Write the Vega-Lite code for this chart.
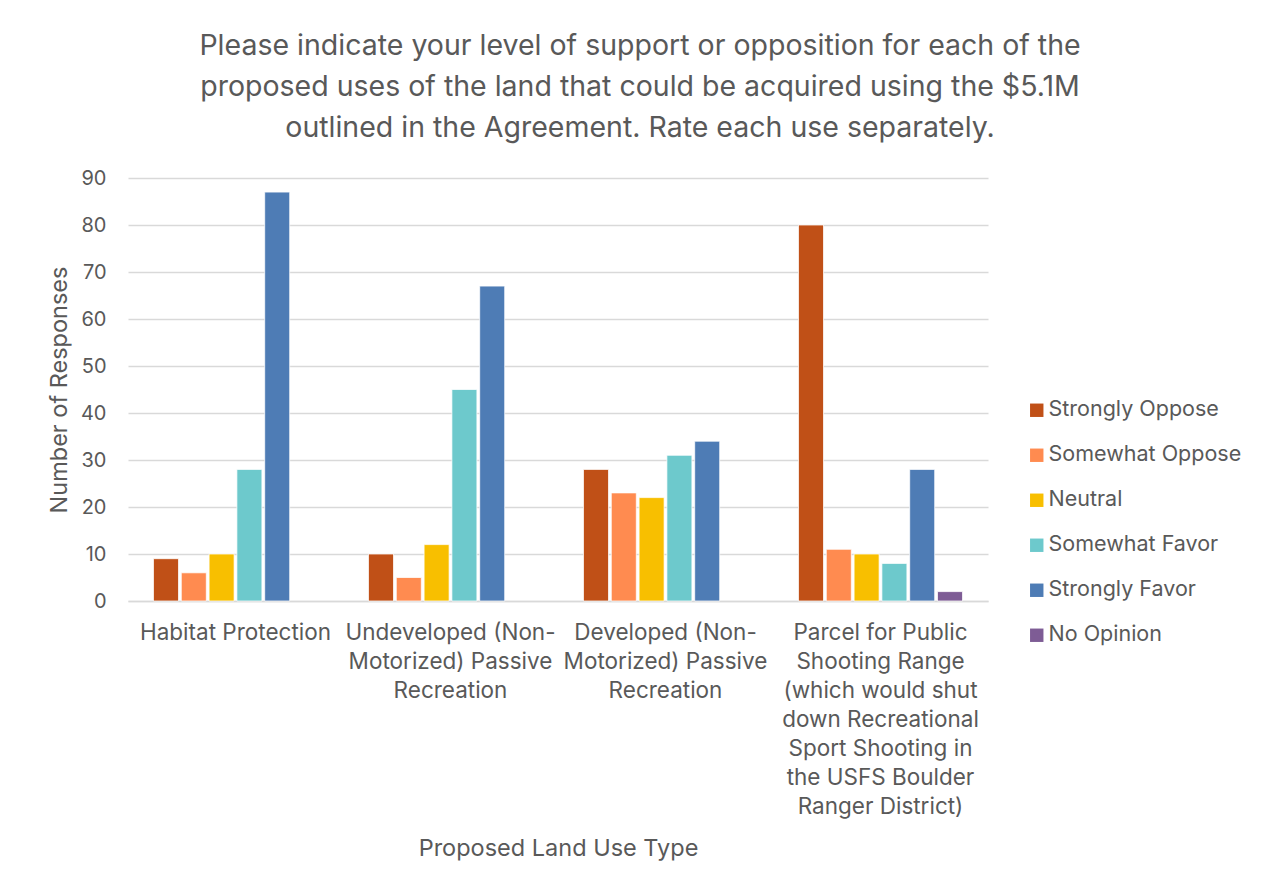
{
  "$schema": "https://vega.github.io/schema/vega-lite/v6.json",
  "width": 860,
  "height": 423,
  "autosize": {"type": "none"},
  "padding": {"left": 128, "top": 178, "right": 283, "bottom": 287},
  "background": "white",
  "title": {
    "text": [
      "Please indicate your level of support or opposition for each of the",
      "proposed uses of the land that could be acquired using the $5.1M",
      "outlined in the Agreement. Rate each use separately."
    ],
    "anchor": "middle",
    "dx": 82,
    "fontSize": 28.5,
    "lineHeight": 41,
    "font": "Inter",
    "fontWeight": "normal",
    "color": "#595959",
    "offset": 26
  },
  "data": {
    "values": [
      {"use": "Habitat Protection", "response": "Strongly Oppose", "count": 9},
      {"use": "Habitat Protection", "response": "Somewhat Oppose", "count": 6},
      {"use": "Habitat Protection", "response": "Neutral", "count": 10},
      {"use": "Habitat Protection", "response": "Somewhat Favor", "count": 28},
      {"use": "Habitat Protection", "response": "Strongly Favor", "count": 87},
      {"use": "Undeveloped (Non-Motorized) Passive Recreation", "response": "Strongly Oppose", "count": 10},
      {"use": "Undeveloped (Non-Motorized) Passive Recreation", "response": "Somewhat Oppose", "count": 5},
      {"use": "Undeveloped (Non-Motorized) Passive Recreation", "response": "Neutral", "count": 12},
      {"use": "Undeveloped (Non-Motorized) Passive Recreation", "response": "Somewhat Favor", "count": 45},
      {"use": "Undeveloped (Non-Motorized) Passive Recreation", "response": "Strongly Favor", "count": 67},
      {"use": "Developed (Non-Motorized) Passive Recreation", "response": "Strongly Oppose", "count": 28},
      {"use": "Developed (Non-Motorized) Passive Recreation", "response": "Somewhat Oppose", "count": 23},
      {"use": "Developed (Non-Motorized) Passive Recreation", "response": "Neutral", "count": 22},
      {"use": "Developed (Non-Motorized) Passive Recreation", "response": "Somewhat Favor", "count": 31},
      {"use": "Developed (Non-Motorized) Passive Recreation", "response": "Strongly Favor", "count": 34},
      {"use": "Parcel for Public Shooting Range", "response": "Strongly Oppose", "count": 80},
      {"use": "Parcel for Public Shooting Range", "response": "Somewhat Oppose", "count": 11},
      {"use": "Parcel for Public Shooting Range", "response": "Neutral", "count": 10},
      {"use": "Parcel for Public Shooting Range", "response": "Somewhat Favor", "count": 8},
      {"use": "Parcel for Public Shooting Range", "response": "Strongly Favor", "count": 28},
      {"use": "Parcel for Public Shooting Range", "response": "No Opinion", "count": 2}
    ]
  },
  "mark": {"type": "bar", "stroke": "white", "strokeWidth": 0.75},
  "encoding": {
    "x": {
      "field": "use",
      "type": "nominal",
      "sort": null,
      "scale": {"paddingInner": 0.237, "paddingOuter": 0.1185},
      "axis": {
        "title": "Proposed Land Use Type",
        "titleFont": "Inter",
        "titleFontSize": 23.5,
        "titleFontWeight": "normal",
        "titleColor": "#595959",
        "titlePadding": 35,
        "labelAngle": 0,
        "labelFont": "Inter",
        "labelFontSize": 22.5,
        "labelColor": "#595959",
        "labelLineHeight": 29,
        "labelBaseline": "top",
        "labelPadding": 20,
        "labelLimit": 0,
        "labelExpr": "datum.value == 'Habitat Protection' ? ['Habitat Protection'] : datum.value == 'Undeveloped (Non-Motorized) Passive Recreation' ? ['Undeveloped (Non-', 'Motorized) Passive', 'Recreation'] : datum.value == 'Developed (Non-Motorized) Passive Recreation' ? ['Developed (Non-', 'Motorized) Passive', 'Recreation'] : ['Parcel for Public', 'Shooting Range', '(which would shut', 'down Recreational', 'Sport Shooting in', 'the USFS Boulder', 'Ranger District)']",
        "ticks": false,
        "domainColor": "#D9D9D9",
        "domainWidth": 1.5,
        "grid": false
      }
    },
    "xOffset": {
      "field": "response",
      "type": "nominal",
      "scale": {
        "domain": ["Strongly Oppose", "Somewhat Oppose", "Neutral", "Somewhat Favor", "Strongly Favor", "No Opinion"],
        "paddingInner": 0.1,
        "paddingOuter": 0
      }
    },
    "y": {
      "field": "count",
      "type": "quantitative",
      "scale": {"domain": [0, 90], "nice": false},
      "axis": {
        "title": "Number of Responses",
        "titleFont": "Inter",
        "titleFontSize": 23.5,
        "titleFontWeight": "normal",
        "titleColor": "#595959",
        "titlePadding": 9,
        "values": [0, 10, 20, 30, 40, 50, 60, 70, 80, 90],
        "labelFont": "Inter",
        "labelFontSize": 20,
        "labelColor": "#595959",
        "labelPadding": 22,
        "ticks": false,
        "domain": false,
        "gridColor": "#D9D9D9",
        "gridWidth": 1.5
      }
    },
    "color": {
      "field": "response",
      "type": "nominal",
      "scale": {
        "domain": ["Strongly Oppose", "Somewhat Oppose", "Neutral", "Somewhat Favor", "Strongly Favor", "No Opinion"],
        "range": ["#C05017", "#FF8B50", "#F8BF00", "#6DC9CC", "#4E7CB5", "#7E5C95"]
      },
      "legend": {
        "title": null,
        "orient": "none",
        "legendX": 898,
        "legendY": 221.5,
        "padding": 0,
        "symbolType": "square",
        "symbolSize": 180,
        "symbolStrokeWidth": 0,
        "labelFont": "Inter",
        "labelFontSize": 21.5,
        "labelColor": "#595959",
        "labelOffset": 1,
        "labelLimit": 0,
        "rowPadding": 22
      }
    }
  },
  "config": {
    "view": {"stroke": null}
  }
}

> [WHAT IS ASKED]: Copy the material above in full and exactly, skipping pictures.

> [TASK RESULT]:
Write the Vega-Lite code for this chart.
{
  "$schema": "https://vega.github.io/schema/vega-lite/v6.json",
  "width": 860,
  "height": 423,
  "autosize": {"type": "none"},
  "padding": {"left": 128, "top": 178, "right": 283, "bottom": 287},
  "background": "white",
  "title": {
    "text": [
      "Please indicate your level of support or opposition for each of the",
      "proposed uses of the land that could be acquired using the $5.1M",
      "outlined in the Agreement. Rate each use separately."
    ],
    "anchor": "middle",
    "dx": 82,
    "fontSize": 28.5,
    "lineHeight": 41,
    "font": "Inter",
    "fontWeight": "normal",
    "color": "#595959",
    "offset": 26
  },
  "data": {
    "values": [
      {"use": "Habitat Protection", "response": "Strongly Oppose", "count": 9},
      {"use": "Habitat Protection", "response": "Somewhat Oppose", "count": 6},
      {"use": "Habitat Protection", "response": "Neutral", "count": 10},
      {"use": "Habitat Protection", "response": "Somewhat Favor", "count": 28},
      {"use": "Habitat Protection", "response": "Strongly Favor", "count": 87},
      {"use": "Undeveloped (Non-Motorized) Passive Recreation", "response": "Strongly Oppose", "count": 10},
      {"use": "Undeveloped (Non-Motorized) Passive Recreation", "response": "Somewhat Oppose", "count": 5},
      {"use": "Undeveloped (Non-Motorized) Passive Recreation", "response": "Neutral", "count": 12},
      {"use": "Undeveloped (Non-Motorized) Passive Recreation", "response": "Somewhat Favor", "count": 45},
      {"use": "Undeveloped (Non-Motorized) Passive Recreation", "response": "Strongly Favor", "count": 67},
      {"use": "Developed (Non-Motorized) Passive Recreation", "response": "Strongly Oppose", "count": 28},
      {"use": "Developed (Non-Motorized) Passive Recreation", "response": "Somewhat Oppose", "count": 23},
      {"use": "Developed (Non-Motorized) Passive Recreation", "response": "Neutral", "count": 22},
      {"use": "Developed (Non-Motorized) Passive Recreation", "response": "Somewhat Favor", "count": 31},
      {"use": "Developed (Non-Motorized) Passive Recreation", "response": "Strongly Favor", "count": 34},
      {"use": "Parcel for Public Shooting Range", "response": "Strongly Oppose", "count": 80},
      {"use": "Parcel for Public Shooting Range", "response": "Somewhat Oppose", "count": 11},
      {"use": "Parcel for Public Shooting Range", "response": "Neutral", "count": 10},
      {"use": "Parcel for Public Shooting Range", "response": "Somewhat Favor", "count": 8},
      {"use": "Parcel for Public Shooting Range", "response": "Strongly Favor", "count": 28},
      {"use": "Parcel for Public Shooting Range", "response": "No Opinion", "count": 2}
    ]
  },
  "mark": {"type": "bar", "stroke": "white", "strokeWidth": 0.75},
  "encoding": {
    "x": {
      "field": "use",
      "type": "nominal",
      "sort": null,
      "scale": {"paddingInner": 0.237, "paddingOuter": 0.1185},
      "axis": {
        "title": "Proposed Land Use Type",
        "titleFont": "Inter",
        "titleFontSize": 23.5,
        "titleFontWeight": "normal",
        "titleColor": "#595959",
        "titlePadding": 35,
        "labelAngle": 0,
        "labelFont": "Inter",
        "labelFontSize": 22.5,
        "labelColor": "#595959",
        "labelLineHeight": 29,
        "labelBaseline": "top",
        "labelPadding": 20,
        "labelLimit": 0,
        "labelExpr": "datum.value == 'Habitat Protection' ? ['Habitat Protection'] : datum.value == 'Undeveloped (Non-Motorized) Passive Recreation' ? ['Undeveloped (Non-', 'Motorized) Passive', 'Recreation'] : datum.value == 'Developed (Non-Motorized) Passive Recreation' ? ['Developed (Non-', 'Motorized) Passive', 'Recreation'] : ['Parcel for Public', 'Shooting Range', '(which would shut', 'down Recreational', 'Sport Shooting in', 'the USFS Boulder', 'Ranger District)']",
        "ticks": false,
        "domainColor": "#D9D9D9",
        "domainWidth": 1.5,
        "grid": false
      }
    },
    "xOffset": {
      "field": "response",
      "type": "nominal",
      "scale": {
        "domain": ["Strongly Oppose", "Somewhat Oppose", "Neutral", "Somewhat Favor", "Strongly Favor", "No Opinion"],
        "paddingInner": 0.1,
        "paddingOuter": 0
      }
    },
    "y": {
      "field": "count",
      "type": "quantitative",
      "scale": {"domain": [0, 90], "nice": false},
      "axis": {
        "title": "Number of Responses",
        "titleFont": "Inter",
        "titleFontSize": 23.5,
        "titleFontWeight": "normal",
        "titleColor": "#595959",
        "titlePadding": 9,
        "values": [0, 10, 20, 30, 40, 50, 60, 70, 80, 90],
        "labelFont": "Inter",
        "labelFontSize": 20,
        "labelColor": "#595959",
        "labelPadding": 22,
        "ticks": false,
        "domain": false,
        "gridColor": "#D9D9D9",
        "gridWidth": 1.5
      }
    },
    "color": {
      "field": "response",
      "type": "nominal",
      "scale": {
        "domain": ["Strongly Oppose", "Somewhat Oppose", "Neutral", "Somewhat Favor", "Strongly Favor", "No Opinion"],
        "range": ["#C05017", "#FF8B50", "#F8BF00", "#6DC9CC", "#4E7CB5", "#7E5C95"]
      },
      "legend": {
        "title": null,
        "orient": "none",
        "legendX": 898,
        "legendY": 221.5,
        "padding": 0,
        "symbolType": "square",
        "symbolSize": 180,
        "symbolStrokeWidth": 0,
        "labelFont": "Inter",
        "labelFontSize": 21.5,
        "labelColor": "#595959",
        "labelOffset": 1,
        "labelLimit": 0,
        "rowPadding": 22
      }
    }
  },
  "config": {
    "view": {"stroke": null}
  }
}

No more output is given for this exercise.